Work required:
Exactly the lines from the line holding "Convert this chart to matplotlib code." to the line holding "ax.set_title('Neutralino Benchmark', fontsize=51, pad=26)", both lines included, are to be echoed; pictures are not.

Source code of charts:
%%

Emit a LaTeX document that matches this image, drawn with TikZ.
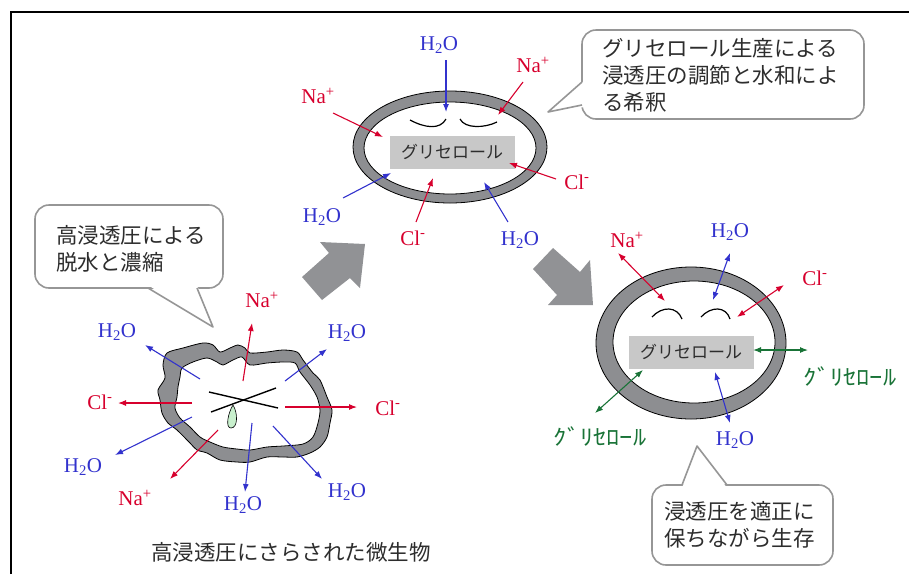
\documentclass[tikz,border=0pt]{standalone}
\usepackage{fontspec}
\setmainfont{Liberation Serif}
\newfontfamily\jp{Noto Sans CJK JP}
\usetikzlibrary{arrows.meta}

\definecolor{wallgray}{RGB}{141,142,145}
\definecolor{boxgray}{RGB}{200,200,200}
\definecolor{ionblue}{RGB}{50,50,205}
\definecolor{ionred}{RGB}{215,0,45}
\definecolor{glygreen}{RGB}{25,115,55}
\definecolor{balloon}{RGB}{150,150,150}
\definecolor{jptext}{RGB}{45,45,45}
\definecolor{arrowgray}{RGB}{145,146,149}
\definecolor{dropgreen}{RGB}{200,240,205}

\begin{document}
\begin{tikzpicture}[x=1pt,y=-1pt,
  tip/.tip={Latex[length=8pt,width=6pt]},
  flow/.style={line width=1.1pt,-tip},
  flowboth/.style={line width=1.1pt,tip-tip},
  ion/.style={inner sep=0pt,font=\fontsize{21}{21}\selectfont},
  water/.style={ion,text=ionblue},
  salt/.style={ion,text=ionred},
  glyc/.style={inner sep=0pt,text=glygreen,font=\jp\fontsize{22}{22}\selectfont},
  wall/.style={draw=black,line width=0.8pt,fill=wallgray},
  solute/.style={fill=boxgray,inner sep=0pt,minimum width=125pt,minimum height=33pt,
    text=jptext,font=\jp\fontsize{17}{17}\selectfont},
  balloonline/.style={draw=balloon,line width=1.6pt},
  balloontext/.style={align=left,inner sep=0pt,anchor=west,text=jptext,
    font=\jp\fontsize{21.5}{27}\selectfont},
  blockarrow/.style={fill=arrowgray},
]
\useasboundingbox (0,0) rectangle (909,574);

% frame
\draw[line width=1.1pt] (11,574) -- (11,12) -- (909,12);

% ---------- balloons ----------
% upper right
\draw[balloonline,fill=white,rounded corners=14pt] (582,30) rectangle (864,119);
\fill[white] (548,112) -- (585,80) -- (585,107) -- cycle;
\draw[balloonline,line join=round] (582,82) -- (548,112) -- (582,105);
\node[balloontext] (noteA) at (602,75.5)
  {グリセロール生産による\\浸透圧の調節と水和によ\\る希釈};

% left
\draw[balloonline,fill=white,rounded corners=14pt] (35,205) rectangle (223,288);
\fill[white] (148,285) -- (213,327) -- (197,285) -- cycle;
\draw[balloonline,line join=round] (148,288) -- (213,327) -- (197,288);
\node[balloontext] (noteB) at (56,249) {高浸透圧による\\脱水と濃縮};

% lower right
\draw[balloonline,fill=white,rounded corners=14pt] (652,485) rectangle (833,565);
\fill[white] (682,488) -- (697,446) -- (727,488) -- cycle;
\draw[balloonline,line join=round] (682,485) -- (697,446) -- (727,485);
\node[balloontext] (noteC) at (664,525) {浸透圧を適正に\\保ちながら生存};

% ---------- block arrows ----------
\fill[blockarrow] (302,277) -- (329,253) -- (320,242) -- (365,244) -- (360,288)
  -- (350,278) -- (322,300) -- cycle;
\fill[blockarrow] (533,269) -- (553,248) -- (580,272) -- (590,260) -- (593,305)
  -- (548,305) -- (557,295) -- cycle;

% ---------- shrunken cell ----------
\draw[wall] plot[smooth cycle,tension=0.5] coordinates {
  (163,365) (167,353) (183,348) (203,343) (213,345) (220,352) (230,348) (238,345)
  (245,348) (250,353) (267,352) (283,350) (297,352) (303,360) (313,373) (320,380)
  (327,397) (332,410) (330,423) (327,437) (320,447) (310,453) (297,457) (283,457)
  (267,457) (250,462) (237,462) (220,460) (207,453) (197,450) (190,443) (177,430)
  (168,423) (162,413) (160,400) (158,390) (165,378)};
\draw[line width=0.8pt,fill=white] plot[smooth cycle,tension=0.5] coordinates {
  (182,368) (193,362) (207,358) (217,362) (223,365) (233,360) (242,357) (250,365)
  (267,363) (283,362) (295,363) (300,372) (310,385) (317,397) (320,410) (318,423)
  (313,437) (303,444) (283,446) (267,447) (250,450) (237,449) (223,447) (210,442)
  (200,437) (190,427) (180,418) (175,408) (177,397) (178,387) (180,377)};
\draw[line width=1.4pt] (209,392) -- (278,408);
\draw[line width=1.4pt] (211,412) -- (276,388);
\draw[fill=dropgreen,line width=0.6pt] (233,405) .. controls (238,413) and (238,428) .. (231,428)
  .. controls (225,428) and (228,413) .. (233,405);

\coordinate (b1s) at (200,379); \coordinate (b1e) at (145,345);
\coordinate (b2s) at (243,381); \coordinate (b2e) at (252,323);
\coordinate (b3s) at (285,381); \coordinate (b3e) at (327,349);
\coordinate (b4s) at (192,403); \coordinate (b4e) at (118,403);
\coordinate (b5s) at (285,407); \coordinate (b5e) at (357,407);
\coordinate (b6s) at (192,417); \coordinate (b6e) at (115,455);
\coordinate (b7s) at (218,430); \coordinate (b7e) at (170,479);
\coordinate (b8s) at (252,423); \coordinate (b8e) at (245,492);
\coordinate (b9s) at (273,426); \coordinate (b9e) at (322,479);
\draw[flow,ionblue] (b1s) -- (b1e);
\draw[flow,ionred]  (b2s) -- (b2e);
\draw[flow,ionblue] (b3s) -- (b3e);
\draw[flow,ionred]  (b4s) -- (b4e);
\draw[flow,ionred]  (b5s) -- (b5e);
\draw[flow,ionblue] (b6s) -- (b6e);
\draw[flow,ionred]  (b7s) -- (b7e);
\draw[flow,ionblue] (b8s) -- (b8e);
\draw[flow,ionblue] (b9s) -- (b9e);
\node[water] (bw1) at (117,332) {H\textsubscript{2}O};
\node[salt]  (bn1) at (262,300) {Na\textsuperscript{+}};
\node[water] (bw2) at (347,333) {H\textsubscript{2}O};
\node[salt]  (bc1) at (100,402) {Cl\textsuperscript{-}};
\node[salt]  (bc2) at (388,408) {Cl\textsuperscript{-}};
\node[water] (bw3) at (83,467)  {H\textsubscript{2}O};
\node[salt]  (bn2) at (135,498) {Na\textsuperscript{+}};
\node[water] (bw4) at (243,505) {H\textsubscript{2}O};
\node[water] (bw5) at (347,492) {H\textsubscript{2}O};

\node[text=jptext,font=\jp\fontsize{21.5}{21.5}\selectfont,inner sep=0pt] (caption)
  at (291,552) {高浸透圧にさらされた微生物};

% ---------- recovering cell ----------
\draw[wall] (450,147) ellipse [x radius=97pt,y radius=56pt];
\draw[line width=0.8pt,fill=white] (450,148) ellipse [x radius=86pt,y radius=46pt];
\node[solute] (glyA) at (452,152) {グリセロール};
\draw[line width=1.2pt] (410,120) .. controls (425,128) and (440,130) .. (446,119);
\draw[line width=1.2pt] (460,119) .. controls (465,129) and (485,128) .. (497,122);

\coordinate (t1s) at (446,60);  \coordinate (t1e) at (446,112);
\coordinate (t2s) at (523,82);  \coordinate (t2e) at (498,115);
\coordinate (t3s) at (333,113); \coordinate (t3e) at (383,137);
\coordinate (t4s) at (556,179); \coordinate (t4e) at (509,163);
\coordinate (t5s) at (343,198); \coordinate (t5e) at (391,173);
\coordinate (t6s) at (416,222); \coordinate (t6e) at (433,178);
\coordinate (t7s) at (508,222); \coordinate (t7e) at (484,182);
\draw[flow,ionblue] (t1s) -- (t1e);
\draw[flow,ionred]  (t2s) -- (t2e);
\draw[flow,ionred]  (t3s) -- (t3e);
\draw[flow,ionred]  (t4s) -- (t4e);
\draw[flow,ionblue] (t5s) -- (t5e);
\draw[flow,ionred]  (t6s) -- (t6e);
\draw[flow,ionblue] (t7s) -- (t7e);
\node[water] (tw1) at (439,45)  {H\textsubscript{2}O};
\node[salt]  (tn1) at (533,65)  {Na\textsuperscript{+}};
\node[salt]  (tn2) at (318,96)  {Na\textsuperscript{+}};
\node[salt]  (tc1) at (577,182) {Cl\textsuperscript{-}};
\node[water] (tw2) at (322,217) {H\textsubscript{2}O};
\node[salt]  (tc2) at (413,238) {Cl\textsuperscript{-}};
\node[water] (tw3) at (520,240) {H\textsubscript{2}O};

% ---------- balanced cell ----------
\draw[wall] (691,343) ellipse [x radius=95pt,y radius=76pt];
\draw[line width=0.8pt,fill=white] (694,342) ellipse [x radius=81pt,y radius=61pt];
\node[solute] (glyB) at (691,352) {グリセロール};
\draw[line width=1.2pt] (652,317) .. controls (662,306) and (677,306) .. (682,319);
\draw[line width=1.2pt] (701,317) .. controls (711,306) and (726,306) .. (730,319);

\coordinate (r1s) at (618,253); \coordinate (r1e) at (665,301);
\coordinate (r2s) at (730,253); \coordinate (r2e) at (713,300);
\coordinate (r3s) at (784,285); \coordinate (r3e) at (737,317);
\coordinate (r4s) at (753,350); \coordinate (r4e) at (808,350);
\coordinate (r5s) at (643,370); \coordinate (r5e) at (595,413);
\coordinate (r6s) at (715,372); \coordinate (r6e) at (730,423);
\draw[flowboth,ionred]    (r1s) -- (r1e);
\draw[flowboth,ionblue]   (r2s) -- (r2e);
\draw[flowboth,ionred]    (r3s) -- (r3e);
\draw[flowboth,glygreen]  (r4s) -- (r4e);
\draw[flowboth,glygreen]  (r5s) -- (r5e);
\draw[flowboth,ionblue]   (r6s) -- (r6e);
\node[salt]  (rn1) at (627,240) {Na\textsuperscript{+}};
\node[water] (rw1) at (730,232) {H\textsubscript{2}O};
\node[salt]  (rc1) at (815,278) {Cl\textsuperscript{-}};
\node[glyc]  (rg1) at (850,377) {\scalebox{1.2}[1]{ｸﾞﾘｾﾛｰﾙ}};
\node[glyc]  (rg2) at (600,437) {\scalebox{1.2}[1]{ｸﾞﾘｾﾛｰﾙ}};
\node[water] (rw2) at (735,440) {H\textsubscript{2}O};
\end{tikzpicture}
\end{document}
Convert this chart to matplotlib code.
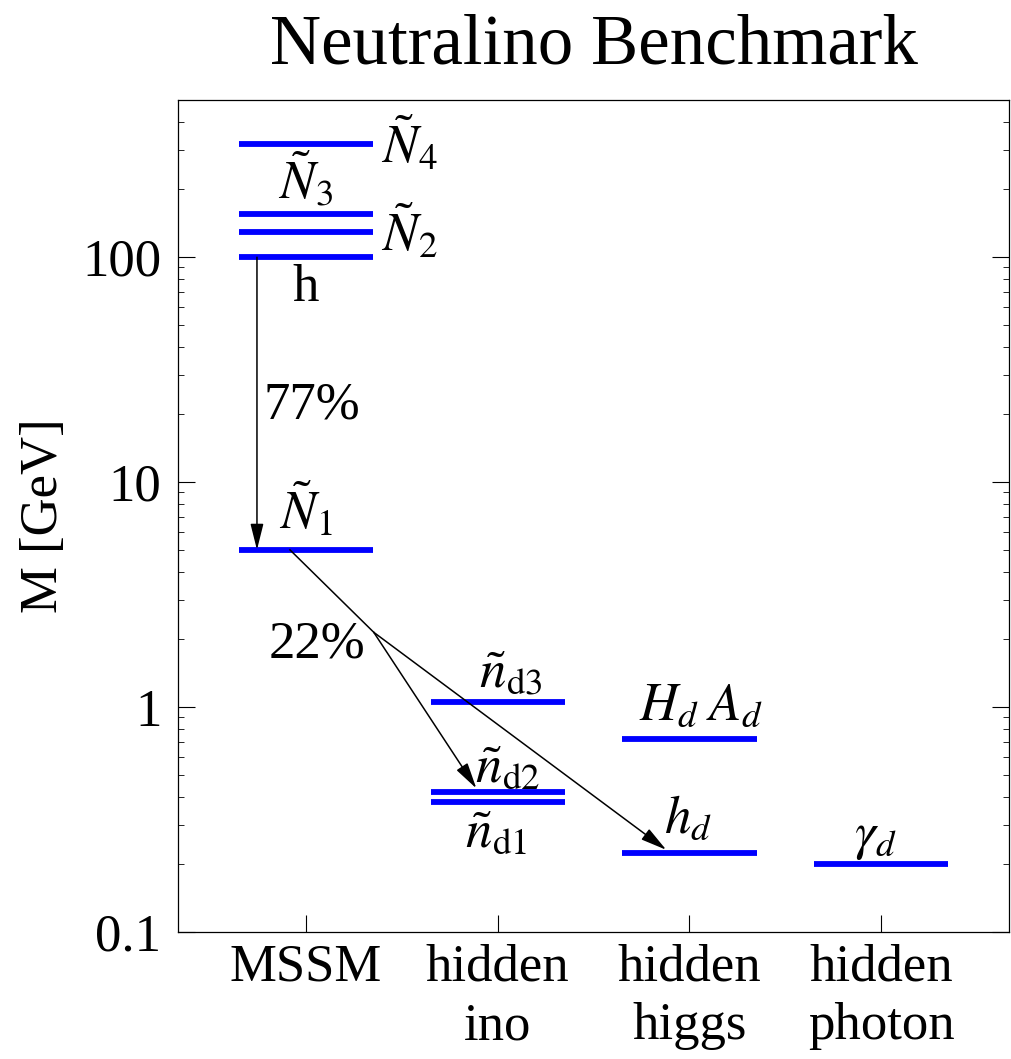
import matplotlib
matplotlib.use('Agg')
import matplotlib.pyplot as plt
import numpy as np

# spectrum (GeV), one list per column
columns = ['MSSM', 'hidden\nino', 'hidden\nhiggs', 'hidden\nphoton']
mssm_masses = [320, 155, 130, 100, 5.0]
ino_masses = [1.05, 0.42, 0.38]
higgs_masses = [0.72, 0.224]
photon_masses = [0.2]
branching = ['77%', '22%']

plt.rcParams['font.family'] = 'serif'
plt.rcParams['font.serif'] = ['Liberation Serif', 'DejaVu Serif']
plt.rcParams['mathtext.fontset'] = 'stix'

fig = plt.figure(figsize=(10.12, 10.59), dpi=100)
ax = fig.add_axes([0.1759, 0.1199, 0.8212, 0.7857])

half = 0.35
blue = '#0000ff'
for i, masses in enumerate([mssm_masses, ino_masses, higgs_masses, photon_masses]):
    x = i + 1
    for m in masses:
        ax.plot([x - half, x + half], [m, m], color=blue, lw=4.2, solid_capstyle='butt')

ax.set_yscale('log')
ax.set_ylim(0.1, 500)
ax.set_xlim(1/3, 14/3)
ax.set_xticks([1, 2, 3, 4])
ax.set_xticklabels(columns, fontsize=38, linespacing=1.3)
ax.set_yticks([0.1, 1, 10, 100])
ax.set_yticklabels(['0.1', '1', '10', '100'], fontsize=38)
ax.tick_params(axis='y', which='major', direction='in', length=12, width=0.8, right=True, pad=12)
ax.tick_params(axis='y', which='minor', direction='in', length=4, width=0.6, right=True)
ax.tick_params(axis='x', which='major', direction='in', length=12, width=0.8, pad=8)
ax.tick_params(axis='x', which='minor', bottom=False)
for s in ax.spines.values():
    s.set_linewidth(0.9)
ax.set_ylabel('M [GeV]', fontsize=38, labelpad=10)
ax.set_title('Neutralino Benchmark', fontsize=51, pad=26)

fs = 38
# level labels
ax.text(1.39, mssm_masses[0], r'$\tilde{N}_4$', fontsize=fs, ha='left', va='center')
ax.text(1.0, 220, r'$\tilde{N}_3$', fontsize=fs, ha='center', va='center')
ax.text(1.39, mssm_masses[2], r'$\tilde{N}_2$', fontsize=fs, ha='left', va='center')
ax.text(1.0, 73, 'h', fontsize=fs, ha='center', va='center')
ax.text(1.0, 7.5, r'$\tilde{N}_1$', fontsize=fs, ha='center', va='center')
ax.text(2.07, 1.39, r'$\tilde{n}_{\rm d3}$', fontsize=fs, ha='center', va='center')
ax.text(2.05, 0.525, r'$\tilde{n}_{\rm d2}$', fontsize=fs, ha='center', va='center')
ax.text(1.99, 0.27, r'$\tilde{n}_{\rm d1}$', fontsize=fs, ha='center', va='center')
ax.text(3.06, 1.0, r'$H_d\;A_d$', fontsize=fs, ha='center', va='center')
ax.text(2.99, 0.315, r'$h_d$', fontsize=fs, ha='center', va='center')
ax.text(3.97, 0.262, r'$\gamma_d$', fontsize=fs, ha='center', va='center')

# decays
ax.text(1.03, 22, branching[0], fontsize=fs, ha='center', va='center')
ax.text(1.06, 1.89, branching[1], fontsize=fs, ha='center', va='center')

aprops = dict(arrowstyle='-|>,head_length=1.6,head_width=0.4', color='black', lw=1.1,
              shrinkA=0, shrinkB=0)
ax.annotate('', xy=(0.745, mssm_masses[4]), xytext=(0.745, mssm_masses[3]), arrowprops=aprops)
branch = (1.354, 2.15)
ax.plot([0.917, branch[0]], [mssm_masses[4], branch[1]], color='black', lw=1.1)
ax.annotate('', xy=(1.889, 0.435), xytext=branch, arrowprops=aprops)
ax.annotate('', xy=(2.879, 0.232), xytext=branch, arrowprops=aprops)

fig.savefig('out.png', dpi=100)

%%

Worked solution:
Convert this chart to matplotlib code.
import matplotlib
matplotlib.use('Agg')
import matplotlib.pyplot as plt
import numpy as np

# spectrum (GeV), one list per column
columns = ['MSSM', 'hidden\nino', 'hidden\nhiggs', 'hidden\nphoton']
mssm_masses = [320, 155, 130, 100, 5.0]
ino_masses = [1.05, 0.42, 0.38]
higgs_masses = [0.72, 0.224]
photon_masses = [0.2]
branching = ['77%', '22%']

plt.rcParams['font.family'] = 'serif'
plt.rcParams['font.serif'] = ['Liberation Serif', 'DejaVu Serif']
plt.rcParams['mathtext.fontset'] = 'stix'

fig = plt.figure(figsize=(10.12, 10.59), dpi=100)
ax = fig.add_axes([0.1759, 0.1199, 0.8212, 0.7857])

half = 0.35
blue = '#0000ff'
for i, masses in enumerate([mssm_masses, ino_masses, higgs_masses, photon_masses]):
    x = i + 1
    for m in masses:
        ax.plot([x - half, x + half], [m, m], color=blue, lw=4.2, solid_capstyle='butt')

ax.set_yscale('log')
ax.set_ylim(0.1, 500)
ax.set_xlim(1/3, 14/3)
ax.set_xticks([1, 2, 3, 4])
ax.set_xticklabels(columns, fontsize=38, linespacing=1.3)
ax.set_yticks([0.1, 1, 10, 100])
ax.set_yticklabels(['0.1', '1', '10', '100'], fontsize=38)
ax.tick_params(axis='y', which='major', direction='in', length=12, width=0.8, right=True, pad=12)
ax.tick_params(axis='y', which='minor', direction='in', length=4, width=0.6, right=True)
ax.tick_params(axis='x', which='major', direction='in', length=12, width=0.8, pad=8)
ax.tick_params(axis='x', which='minor', bottom=False)
for s in ax.spines.values():
    s.set_linewidth(0.9)
ax.set_ylabel('M [GeV]', fontsize=38, labelpad=10)
ax.set_title('Neutralino Benchmark', fontsize=51, pad=26)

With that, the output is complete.